著名な政治学者であるフランシス・フクヤマのフォーリン・アフェアーズ̪誌への寄稿を読んだ。印象深い内容なのでその概要を紹介したい。
(読者登録しておけばこのようなレベルの高い専門誌が無料で読めるのはありがたい)

この論考で、まずフクヤマは、パンデミックのコントロールに成功した国と失敗した国を分け、結果の違いを3つの要因に求めている。

3つの要因は以下。
1.State Capacity: 国家の能力
2.Social Trust: 社会の信頼
3.Leadership: リーダーシップ
これらの要因は、民主国家で有れ独裁国家で有れ変わらないと説明する。

フクヤマが挙げる要因を使って分析すると、
日本はまがりなりにも成功したうちの一つと思うが、
1はB,2はA,3はCという点数ではなかろうか。
ニュージーランドやドイツはすべてにおいてAが付くような気がする。
米国やブラジルは2. 3.がCではないか。

フクヤマは米国については、具体的に言及し、
The US has bungled its response badly and seen its prestige slip enormously.とトランプ政権の対応を批判し、

世界の政治の中心が東に移動する(つまり中国の重要性が高まる)という持論を述べている。

さらに、
政治の不安定性が高まると、ファシズムに向かう危険性が高まるが、自由民主主義(liberal democracy)が再評価される可能性が無いわけではないと説く。

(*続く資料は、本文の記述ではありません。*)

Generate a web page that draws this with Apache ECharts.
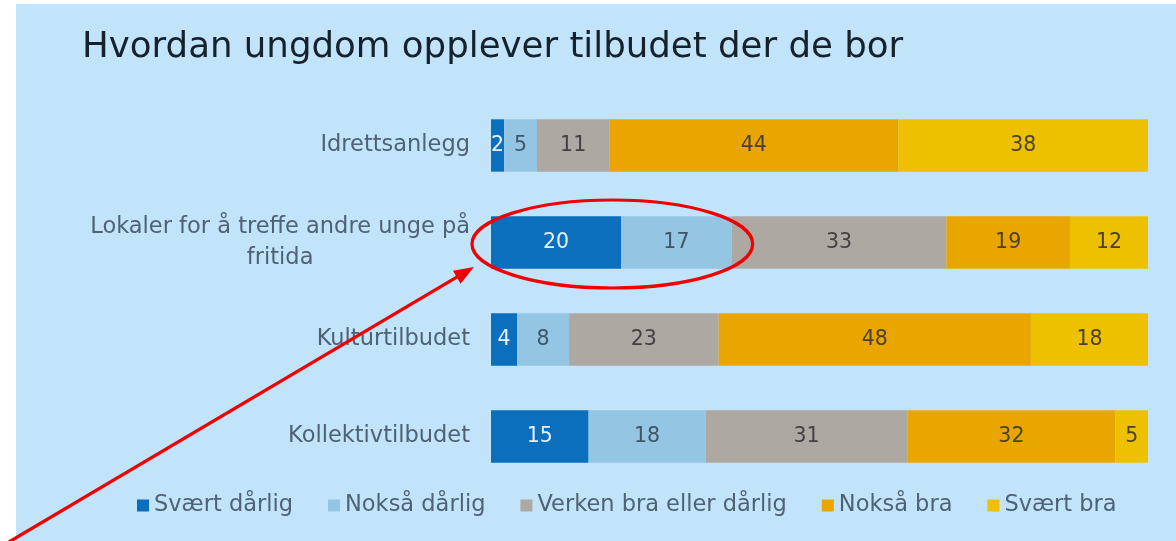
<!DOCTYPE html>
<html>
<head>
<meta charset="utf-8">
<script src="https://cdn.jsdelivr.net/npm/echarts@6/dist/echarts.min.js"></script>
<style>
  html, body { margin: 0; padding: 0; background: #ffffff; }
  #chart { width: 1176px; height: 541px; }
</style>
</head>
<body>
<div id="chart"></div>
<script>
// Survey answers (percent) per facility
const categories = [
  'Idrettsanlegg',
  'Lokaler for å treffe andre unge på fritida',
  'Kulturtilbudet',
  'Kollektivtilbudet'
];
const seriesNames = ['Svært dårlig', 'Nokså dårlig', 'Verken bra eller dårlig', 'Nokså bra', 'Svært bra'];
const sveartDarlig = [2, 20, 4, 15];
const noksaDarlig  = [5, 17, 8, 18];
const verken       = [11, 33, 23, 31];
const noksaBra     = [44, 19, 48, 32];
const svaertBra    = [38, 12, 18, 5];

const values = [sveartDarlig, noksaDarlig, verken, noksaBra, svaertBra];
const colors = ['#0b6fbd', '#94c5e3', '#aea8a3', '#e9a600', '#eec100'];
const labelColors = ['#e8f1fa', '#3f5668', '#424242', '#4b4128', '#4b4128'];

// 100 % stacked: each row is scaled by its own total
const totals = categories.map((_, i) => values.reduce((s, arr) => s + arr[i], 0));

const FONT = '"DejaVu Sans", "Noto Sans", sans-serif';
const TEXT_COLOR = '#4f6273';

const series = seriesNames.map((name, k) => ({
  name,
  type: 'bar',
  stack: 'all',
  barWidth: '54%',
  itemStyle: { color: colors[k] },
  label: {
    show: true,
    position: 'inside',
    fontFamily: FONT,
    fontSize: 20.5,
    color: labelColors[k],
    formatter: p => String(values[k][p.dataIndex])
  },
  data: values[k].map((v, i) => v / totals[i] * 100)
}));

const chart = echarts.init(document.getElementById('chart'), null, { renderer: 'canvas' });

const option = {
  backgroundColor: '#ffffff',
  animation: false,
  title: {
    text: 'Hvordan ungdom opplever tilbudet der de bor',
    left: 77,
    top: 25,
    textStyle: { fontFamily: FONT, fontSize: 35.6, fontWeight: 'normal', color: '#16212b' }
  },
  legend: {
    data: seriesNames,
    left: 137,
    top: 494,
    padding: 0,
    icon: 'rect',
    itemWidth: 12,
    itemHeight: 12,
    itemGap: 35,
    textStyle: { fontFamily: FONT, fontSize: 22.5, color: TEXT_COLOR }
  },
  grid: { left: 491, right: 28, top: 97, bottom: 56, containLabel: false },
  xAxis: {
    type: 'value', min: 0, max: 100,
    show: false
  },
  yAxis: {
    type: 'category',
    inverse: true,
    data: categories,
    axisLine: { show: false },
    axisTick: { show: false },
    axisLabel: {
      margin: 21,
      fontFamily: FONT,
      fontSize: 22.5,
      color: TEXT_COLOR,
      formatter: v => {
        if (v.length > 25) {
          const cut = v.lastIndexOf(' ', 34);
          return '{c|' + v.slice(0, cut) + '}\n{c|' + v.slice(cut + 1) + '}';
        }
        return v;
      },
      rich: {
        c: { align: 'center', fontFamily: FONT, fontSize: 22.5, color: TEXT_COLOR, lineHeight: 31 }
      }
    }
  },
  graphic: [{
    type: 'rect',
    id: 'panel',
    z: -10,
    silent: true,
    shape: { x: 16, y: 4, width: 1176 - 16, height: 541 - 4 },
    style: { fill: '#c1e4fb' }
  }],
  series
};

chart.setOption(option);

// Red highlight around the first two answers of the second row, with a pointer arrow
const row = 1;
const x0 = chart.convertToPixel({ gridIndex: 0 }, [0, row]);
const x1 = chart.convertToPixel({ gridIndex: 0 }, [(sveartDarlig[row] + noksaDarlig[row]) / totals[row] * 100, row]);
const cx = (x0[0] + x1[0]) / 2 + 1;
const cy = x0[1] + 1.5;
const rx = (x1[0] - x0[0]) / 2 + 20;
const ry = 44;

const tip = [cx - rx + 2, cy + 23];
const start = [9, 542];
const ang = Math.atan2(tip[1] - start[1], tip[0] - start[0]);
const headLen = 20, headHalf = 7.5;
const base = [tip[0] - headLen * Math.cos(ang), tip[1] - headLen * Math.sin(ang)];
const nx = -Math.sin(ang), ny = Math.cos(ang);

chart.setOption({
  graphic: [
    {
      type: 'ellipse',
      id: 'ring',
      z: 100,
      silent: true,
      shape: { cx, cy, rx, ry },
      style: { fill: 'none', stroke: '#f00000', lineWidth: 3.2 }
    },
    {
      type: 'line',
      id: 'shaft',
      z: 100,
      silent: true,
      shape: { x1: start[0], y1: start[1], x2: base[0] + 2 * Math.cos(ang), y2: base[1] + 2 * Math.sin(ang) },
      style: { stroke: '#f00000', lineWidth: 3.2 }
    },
    {
      type: 'polygon',
      id: 'head',
      z: 100,
      silent: true,
      shape: { points: [tip, [base[0] + nx * headHalf, base[1] + ny * headHalf], [base[0] - nx * headHalf, base[1] - ny * headHalf]] },
      style: { fill: '#f00000' }
    }
  ]
});
</script>
</body>
</html>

パンデミックをめぐる緊急を要する危機的状況は過ぎたが、世界は長く陰鬱で困難な時期に入ってきている、と述べている。

最後に、
民主主義、資本主義、そして米国は、以前は、変革や対応をリードできることを証明した。
しかし今回は、
They will need to pull a rabbit out of the hat once again.

と意味深な言葉で結んでいる。

コロナの第一波は幸運さもあり日本は乗り切ったように見える。大きなゲオポリティックスのうねりの中で、どのようにすれば、自由な民主主義国として生き残り、発展して行けるのか、グランドデザインを一刻も早く描かなければならないと思う。